Butter! Better!’s product
  • Material.Manufacturing eco-products? Use natural materials. Do you want to transmit warmth and comfort? Make sure consumers don’t want to let the packaging out of their hands. 
  • Colors. Plastic boxes with desserts by Quick Fruit look like fruit cut in half, and the color helps to identify the “filling” (green – kiwi, pink – guava, etc.).
Quick Fruit
  • Peculiarities. The Klein Constantia honey pack resembles a beehive, with embossed ridges that look like wooden planks and a slit with a painted bee on its way into the box.
The Klein Constantia honey

The choice of packaging depends on such factors:

  • product features: ingredients, shape, and size;
  • point of sale: will customers be able to feel the package or will they see it on the site page;
  • product category and customer needs: for example, children will enjoy bright colors and unusual shapes, while travelers will appreciate safety and ease of transportation.

Design the interior

The food branding of an offline store or cafe will tell your customers how you treat the product and service quality. Brand all elements of the interior from the sign and the staff’s uniform to cups and menus.

  • Use the company logo, colors, fonts. The interior of Nick’s Pizza, a Brazilian pizza restaurant, is dominated by yellow and dark brown colors, and the menu designed as pizza boards hangs on the walls.
The interior of Nick’s Pizza
  • Don’t forget about smells and sounds Do not forget about smells and sounds that add to the impression. For example, Starbucks’ personnel aren’t allowed to use perfume in order not to spoil coffee fragrance. And the playlists for the coffee chain are compiled by a special team that selects tracks that can’t be heard on the radio.
Starbucks’ playlists

Design your site and social media profile

A website and social media are the main tools for online communication with users.
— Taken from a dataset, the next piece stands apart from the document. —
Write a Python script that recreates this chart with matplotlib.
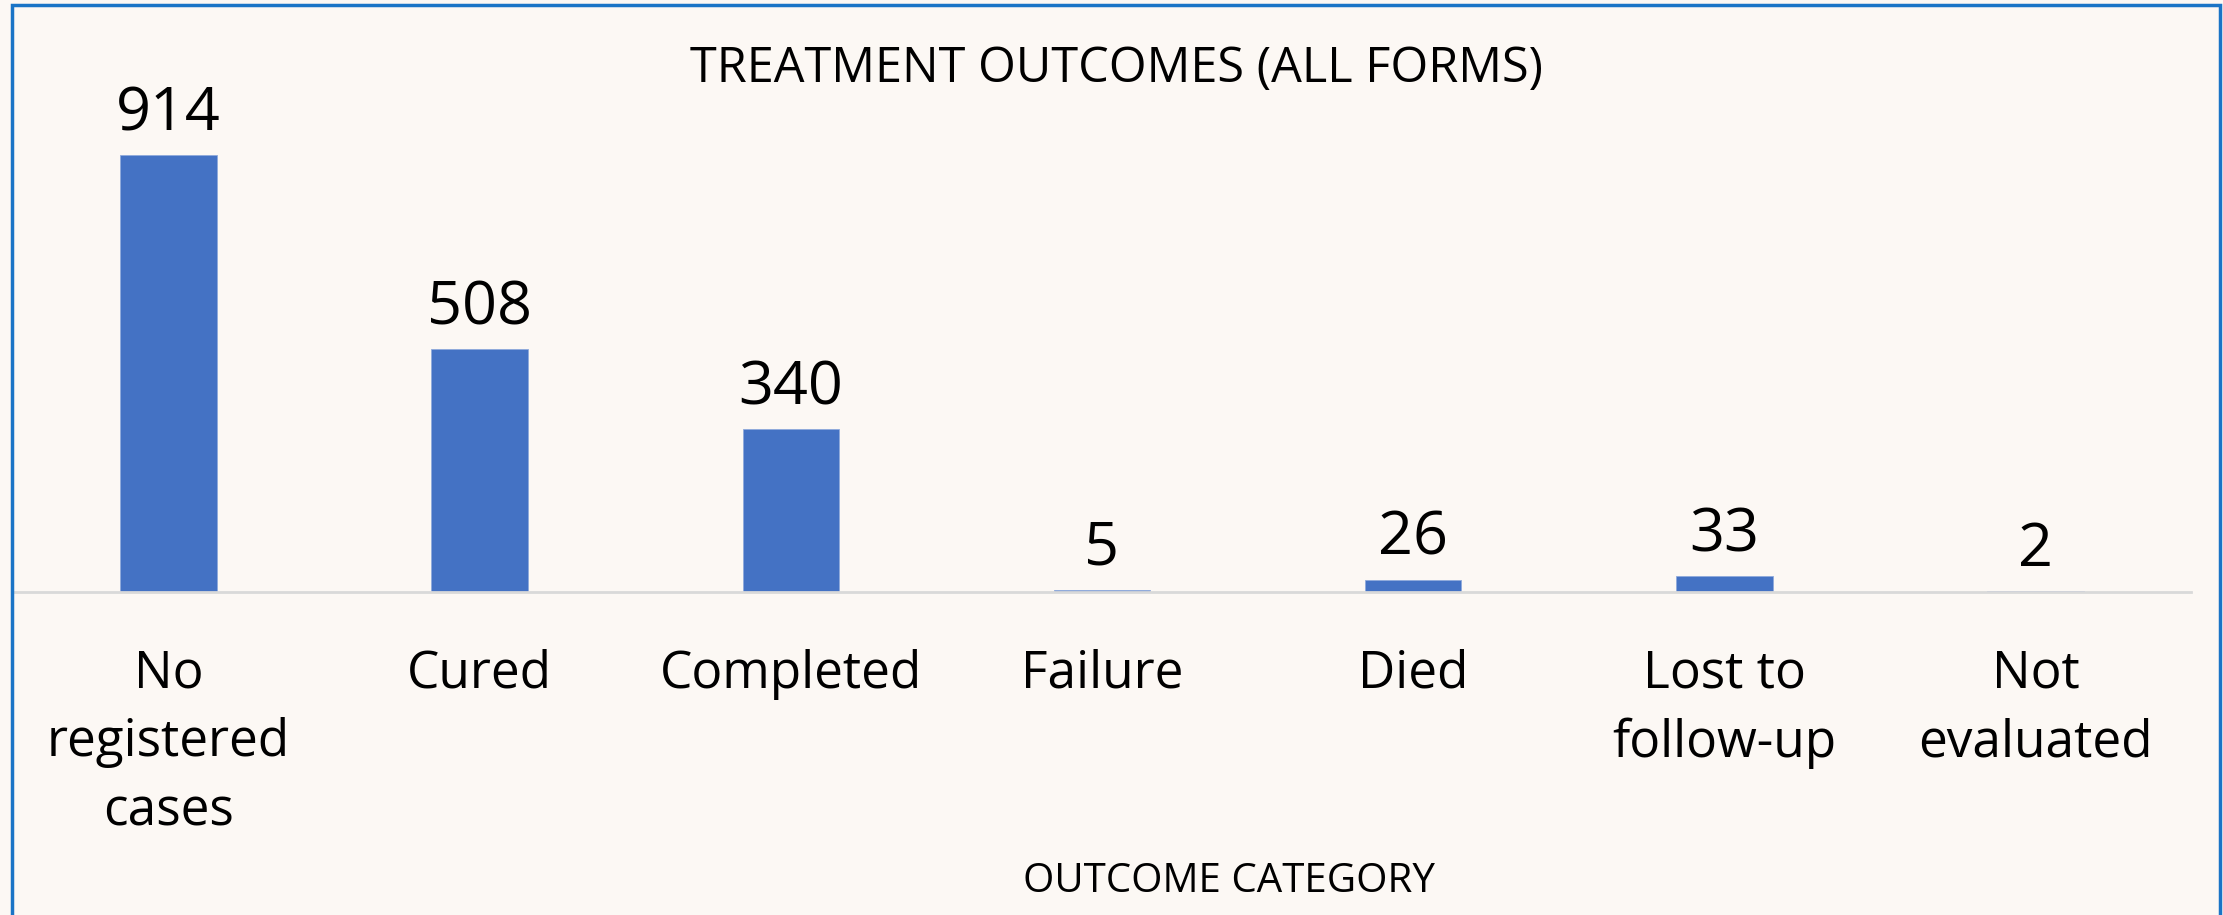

The following criteria are important for the site:

  • Design. Use the logo, corporate colors, and fonts as the Lune Croissanterie bakery does: the identity of the online page communicates the main message of the brand that croissants are baked with mathematical precision.
  • Content. Explain briefly and clearly what you can do for your customers, what products you offer, and how they can contact you.
  • Functionality. Take care of ease of use and convenient navigation.

Social media are an easy way to quickly start a dialogue with your prospects:

  • choose one to three places your target audience “hangs out” at;
  • design the profiles: use your logo as a profile picture, write a brief description of what you do, provide links to the website and other social media profiles;
  • develop a content plan and publish posts regularly.

Invest in photo and video content

Visual content attracts attention faster than texts. This is especially true for social media such as Instagram or Pinterest.

  • For visual content to work, it must be of high quality. Forget about fuzzy amateur photos. Use a good camera or hire a professional photographer.
  • Make sure your photos follow the same style. This will create a coherent brand image. For example, the New York ice cream store Ice and Vice uses the same perspective and a dark background for most of the shots.
Ice and Vice instagram
  • Don’t forget about videos. Short videos of your product are an effective way to attract attention. The Peach Mart snack store videos are a great example.

Launch ads

This step will help to reach as many potential customers as possible. Choose the type of advertising depending on the audience’s interests and product specifics:

  • offline promotion: billboards, lightboxes, leaflets, booklets;
  • online advertising: contextual or targeted;
  • collaboration with bloggers or other brands: cooperate with people you share the same target audience with.

Summary 

The purpose of a food branding strategy is to gather as many loyal customers around the company and the product as possible and create a unique experience that will make them come back. For branding to work, it is important to keep it cohesive: to broadcast the same message at all touchpoints, to keep the same voice of the brand across different communication channels, and to stick to the values you claim.